Each line of the listing must be transcribed exactly, except for the images, which should be excluded.

begin

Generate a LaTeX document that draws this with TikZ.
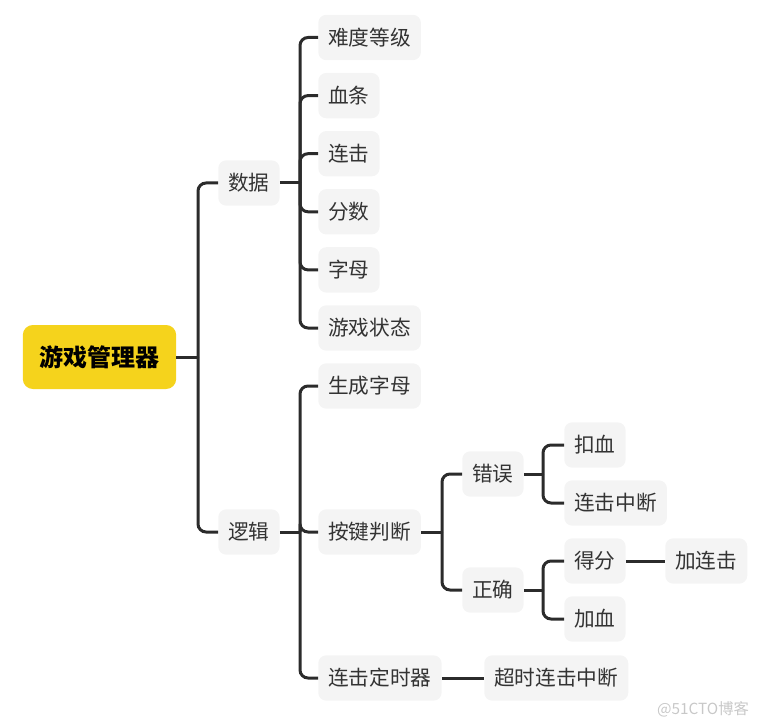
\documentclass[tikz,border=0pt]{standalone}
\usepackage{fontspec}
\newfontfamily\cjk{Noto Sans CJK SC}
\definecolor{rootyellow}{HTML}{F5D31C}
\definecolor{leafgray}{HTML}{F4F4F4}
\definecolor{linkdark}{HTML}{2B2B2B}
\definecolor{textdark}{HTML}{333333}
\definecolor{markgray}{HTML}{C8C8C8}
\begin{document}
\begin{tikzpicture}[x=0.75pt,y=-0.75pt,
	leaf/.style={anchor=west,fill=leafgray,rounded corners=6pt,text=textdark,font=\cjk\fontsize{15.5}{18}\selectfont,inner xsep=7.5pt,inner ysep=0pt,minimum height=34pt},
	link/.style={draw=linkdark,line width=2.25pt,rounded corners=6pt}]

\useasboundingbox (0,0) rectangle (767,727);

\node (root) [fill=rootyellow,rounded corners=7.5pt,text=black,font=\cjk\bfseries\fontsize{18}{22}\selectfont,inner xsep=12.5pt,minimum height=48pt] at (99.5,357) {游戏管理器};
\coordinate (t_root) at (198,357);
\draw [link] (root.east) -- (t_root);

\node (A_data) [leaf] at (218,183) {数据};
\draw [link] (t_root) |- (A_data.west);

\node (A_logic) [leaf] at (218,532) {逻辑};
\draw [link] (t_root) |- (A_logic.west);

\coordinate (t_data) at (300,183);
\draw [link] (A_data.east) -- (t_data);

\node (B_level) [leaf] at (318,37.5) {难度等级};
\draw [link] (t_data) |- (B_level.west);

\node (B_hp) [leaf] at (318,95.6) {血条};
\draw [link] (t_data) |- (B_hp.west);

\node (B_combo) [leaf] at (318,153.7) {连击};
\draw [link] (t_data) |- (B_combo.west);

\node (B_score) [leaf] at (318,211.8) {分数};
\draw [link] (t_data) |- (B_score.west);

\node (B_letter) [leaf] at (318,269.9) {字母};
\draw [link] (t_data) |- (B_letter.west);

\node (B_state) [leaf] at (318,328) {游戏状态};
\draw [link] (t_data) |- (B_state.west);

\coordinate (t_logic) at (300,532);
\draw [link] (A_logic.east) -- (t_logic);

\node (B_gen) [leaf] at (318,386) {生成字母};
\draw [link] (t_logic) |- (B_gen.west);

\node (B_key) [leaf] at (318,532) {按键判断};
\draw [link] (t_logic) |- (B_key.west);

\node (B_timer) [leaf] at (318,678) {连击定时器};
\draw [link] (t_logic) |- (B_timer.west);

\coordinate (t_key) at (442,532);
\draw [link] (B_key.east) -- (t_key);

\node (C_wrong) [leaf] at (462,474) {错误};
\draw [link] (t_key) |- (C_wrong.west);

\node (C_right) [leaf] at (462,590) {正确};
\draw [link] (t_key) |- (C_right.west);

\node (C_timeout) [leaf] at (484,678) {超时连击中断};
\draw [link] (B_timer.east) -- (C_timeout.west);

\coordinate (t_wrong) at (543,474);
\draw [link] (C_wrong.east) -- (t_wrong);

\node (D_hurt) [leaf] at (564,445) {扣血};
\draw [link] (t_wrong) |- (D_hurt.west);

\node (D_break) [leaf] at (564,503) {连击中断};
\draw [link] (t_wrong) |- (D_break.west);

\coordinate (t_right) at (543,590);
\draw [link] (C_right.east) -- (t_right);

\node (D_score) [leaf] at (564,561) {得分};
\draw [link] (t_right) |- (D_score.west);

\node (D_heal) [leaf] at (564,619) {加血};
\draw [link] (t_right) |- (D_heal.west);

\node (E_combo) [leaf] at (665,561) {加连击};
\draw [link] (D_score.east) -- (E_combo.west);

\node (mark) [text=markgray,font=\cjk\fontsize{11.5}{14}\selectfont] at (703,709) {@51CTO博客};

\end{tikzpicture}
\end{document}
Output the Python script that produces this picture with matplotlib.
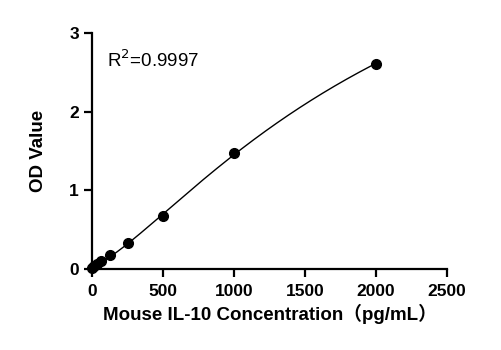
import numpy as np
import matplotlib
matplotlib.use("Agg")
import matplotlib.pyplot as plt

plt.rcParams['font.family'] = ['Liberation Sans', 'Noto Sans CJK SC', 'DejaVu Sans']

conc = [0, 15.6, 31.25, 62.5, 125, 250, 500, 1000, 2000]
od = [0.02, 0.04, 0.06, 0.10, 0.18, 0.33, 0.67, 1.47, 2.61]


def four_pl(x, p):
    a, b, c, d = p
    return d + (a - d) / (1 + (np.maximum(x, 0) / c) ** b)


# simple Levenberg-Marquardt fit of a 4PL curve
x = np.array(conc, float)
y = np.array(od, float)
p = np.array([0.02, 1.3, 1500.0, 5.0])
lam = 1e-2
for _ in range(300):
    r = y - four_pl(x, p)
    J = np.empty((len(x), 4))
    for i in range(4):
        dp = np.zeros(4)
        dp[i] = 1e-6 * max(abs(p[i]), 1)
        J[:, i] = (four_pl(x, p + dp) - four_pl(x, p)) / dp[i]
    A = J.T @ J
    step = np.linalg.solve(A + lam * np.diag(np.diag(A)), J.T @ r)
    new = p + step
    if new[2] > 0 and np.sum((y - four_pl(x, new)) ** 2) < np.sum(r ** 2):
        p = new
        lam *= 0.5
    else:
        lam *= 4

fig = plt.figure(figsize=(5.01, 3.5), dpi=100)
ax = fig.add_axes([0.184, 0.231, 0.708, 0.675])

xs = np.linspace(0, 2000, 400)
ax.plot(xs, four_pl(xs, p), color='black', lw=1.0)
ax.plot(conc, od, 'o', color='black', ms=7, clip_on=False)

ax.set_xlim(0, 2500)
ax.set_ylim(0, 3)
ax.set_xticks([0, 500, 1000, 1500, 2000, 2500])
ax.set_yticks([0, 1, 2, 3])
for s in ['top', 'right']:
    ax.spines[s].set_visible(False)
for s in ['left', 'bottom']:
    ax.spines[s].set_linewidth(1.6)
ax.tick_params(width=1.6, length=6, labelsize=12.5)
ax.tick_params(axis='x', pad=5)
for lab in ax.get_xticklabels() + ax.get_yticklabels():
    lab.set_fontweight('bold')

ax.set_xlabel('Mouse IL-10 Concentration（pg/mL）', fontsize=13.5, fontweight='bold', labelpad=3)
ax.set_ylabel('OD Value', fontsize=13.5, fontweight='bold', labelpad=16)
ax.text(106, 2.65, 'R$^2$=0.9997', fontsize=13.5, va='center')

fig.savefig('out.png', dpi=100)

end

■ SOLUTION ■
Generate a LaTeX document that draws this with TikZ.
\documentclass[tikz,border=0pt]{standalone}
\usepackage{fontspec}
\newfontfamily\cjk{Noto Sans CJK SC}
\definecolor{rootyellow}{HTML}{F5D31C}
\definecolor{leafgray}{HTML}{F4F4F4}
\definecolor{linkdark}{HTML}{2B2B2B}
\definecolor{textdark}{HTML}{333333}
\definecolor{markgray}{HTML}{C8C8C8}
\begin{document}
\begin{tikzpicture}[x=0.75pt,y=-0.75pt,
	leaf/.style={anchor=west,fill=leafgray,rounded corners=6pt,text=textdark,font=\cjk\fontsize{15.5}{18}\selectfont,inner xsep=7.5pt,inner ysep=0pt,minimum height=34pt},
	link/.style={draw=linkdark,line width=2.25pt,rounded corners=6pt}]

\useasboundingbox (0,0) rectangle (767,727);

\node (root) [fill=rootyellow,rounded corners=7.5pt,text=black,font=\cjk\bfseries\fontsize{18}{22}\selectfont,inner xsep=12.5pt,minimum height=48pt] at (99.5,357) {游戏管理器};
\coordinate (t_root) at (198,357);
\draw [link] (root.east) -- (t_root);

\node (A_data) [leaf] at (218,183) {数据};
\draw [link] (t_root) |- (A_data.west);

\node (A_logic) [leaf] at (218,532) {逻辑};
\draw [link] (t_root) |- (A_logic.west);

\coordinate (t_data) at (300,183);
\draw [link] (A_data.east) -- (t_data);

\node (B_level) [leaf] at (318,37.5) {难度等级};
\draw [link] (t_data) |- (B_level.west);

\node (B_hp) [leaf] at (318,95.6) {血条};
\draw [link] (t_data) |- (B_hp.west);

\node (B_combo) [leaf] at (318,153.7) {连击};
\draw [link] (t_data) |- (B_combo.west);

\node (B_score) [leaf] at (318,211.8) {分数};
\draw [link] (t_data) |- (B_score.west);

\node (B_letter) [leaf] at (318,269.9) {字母};
\draw [link] (t_data) |- (B_letter.west);

\node (B_state) [leaf] at (318,328) {游戏状态};
\draw [link] (t_data) |- (B_state.west);

\coordinate (t_logic) at (300,532);
\draw [link] (A_logic.east) -- (t_logic);

\node (B_gen) [leaf] at (318,386) {生成字母};
\draw [link] (t_logic) |- (B_gen.west);

\node (B_key) [leaf] at (318,532) {按键判断};
\draw [link] (t_logic) |- (B_key.west);

\node (B_timer) [leaf] at (318,678) {连击定时器};
\draw [link] (t_logic) |- (B_timer.west);

\coordinate (t_key) at (442,532);
\draw [link] (B_key.east) -- (t_key);

\node (C_wrong) [leaf] at (462,474) {错误};
\draw [link] (t_key) |- (C_wrong.west);

\node (C_right) [leaf] at (462,590) {正确};
\draw [link] (t_key) |- (C_right.west);

\node (C_timeout) [leaf] at (484,678) {超时连击中断};
\draw [link] (B_timer.east) -- (C_timeout.west);

\coordinate (t_wrong) at (543,474);
\draw [link] (C_wrong.east) -- (t_wrong);

\node (D_hurt) [leaf] at (564,445) {扣血};
\draw [link] (t_wrong) |- (D_hurt.west);

\node (D_break) [leaf] at (564,503) {连击中断};
\draw [link] (t_wrong) |- (D_break.west);

\coordinate (t_right) at (543,590);
\draw [link] (C_right.east) -- (t_right);

\node (D_score) [leaf] at (564,561) {得分};
\draw [link] (t_right) |- (D_score.west);

\node (D_heal) [leaf] at (564,619) {加血};
\draw [link] (t_right) |- (D_heal.west);

\node (E_combo) [leaf] at (665,561) {加连击};
\draw [link] (D_score.east) -- (E_combo.west);

\node (mark) [text=markgray,font=\cjk\fontsize{11.5}{14}\selectfont] at (703,709) {@51CTO博客};

\end{tikzpicture}
\end{document}
Output the Python script that produces this picture with matplotlib.
import numpy as np
import matplotlib
matplotlib.use("Agg")
import matplotlib.pyplot as plt

plt.rcParams['font.family'] = ['Liberation Sans', 'Noto Sans CJK SC', 'DejaVu Sans']

conc = [0, 15.6, 31.25, 62.5, 125, 250, 500, 1000, 2000]
od = [0.02, 0.04, 0.06, 0.10, 0.18, 0.33, 0.67, 1.47, 2.61]


def four_pl(x, p):
    a, b, c, d = p
    return d + (a - d) / (1 + (np.maximum(x, 0) / c) ** b)


# simple Levenberg-Marquardt fit of a 4PL curve
x = np.array(conc, float)
y = np.array(od, float)
p = np.array([0.02, 1.3, 1500.0, 5.0])
lam = 1e-2
for _ in range(300):
    r = y - four_pl(x, p)
    J = np.empty((len(x), 4))
    for i in range(4):
        dp = np.zeros(4)
        dp[i] = 1e-6 * max(abs(p[i]), 1)
        J[:, i] = (four_pl(x, p + dp) - four_pl(x, p)) / dp[i]
    A = J.T @ J
    step = np.linalg.solve(A + lam * np.diag(np.diag(A)), J.T @ r)
    new = p + step
    if new[2] > 0 and np.sum((y - four_pl(x, new)) ** 2) < np.sum(r ** 2):
        p = new
        lam *= 0.5
    else:
        lam *= 4

fig = plt.figure(figsize=(5.01, 3.5), dpi=100)
ax = fig.add_axes([0.184, 0.231, 0.708, 0.675])

xs = np.linspace(0, 2000, 400)
ax.plot(xs, four_pl(xs, p), color='black', lw=1.0)
ax.plot(conc, od, 'o', color='black', ms=7, clip_on=False)

ax.set_xlim(0, 2500)
ax.set_ylim(0, 3)
ax.set_xticks([0, 500, 1000, 1500, 2000, 2500])
ax.set_yticks([0, 1, 2, 3])
for s in ['top', 'right']:
    ax.spines[s].set_visible(False)
for s in ['left', 'bottom']:
    ax.spines[s].set_linewidth(1.6)
ax.tick_params(width=1.6, length=6, labelsize=12.5)
ax.tick_params(axis='x', pad=5)
for lab in ax.get_xticklabels() + ax.get_yticklabels():
    lab.set_fontweight('bold')

ax.set_xlabel('Mouse IL-10 Concentration（pg/mL）', fontsize=13.5, fontweight='bold', labelpad=3)
ax.set_ylabel('OD Value', fontsize=13.5, fontweight='bold', labelpad=16)
ax.text(106, 2.65, 'R$^2$=0.9997', fontsize=13.5, va='center')

fig.savefig('out.png', dpi=100)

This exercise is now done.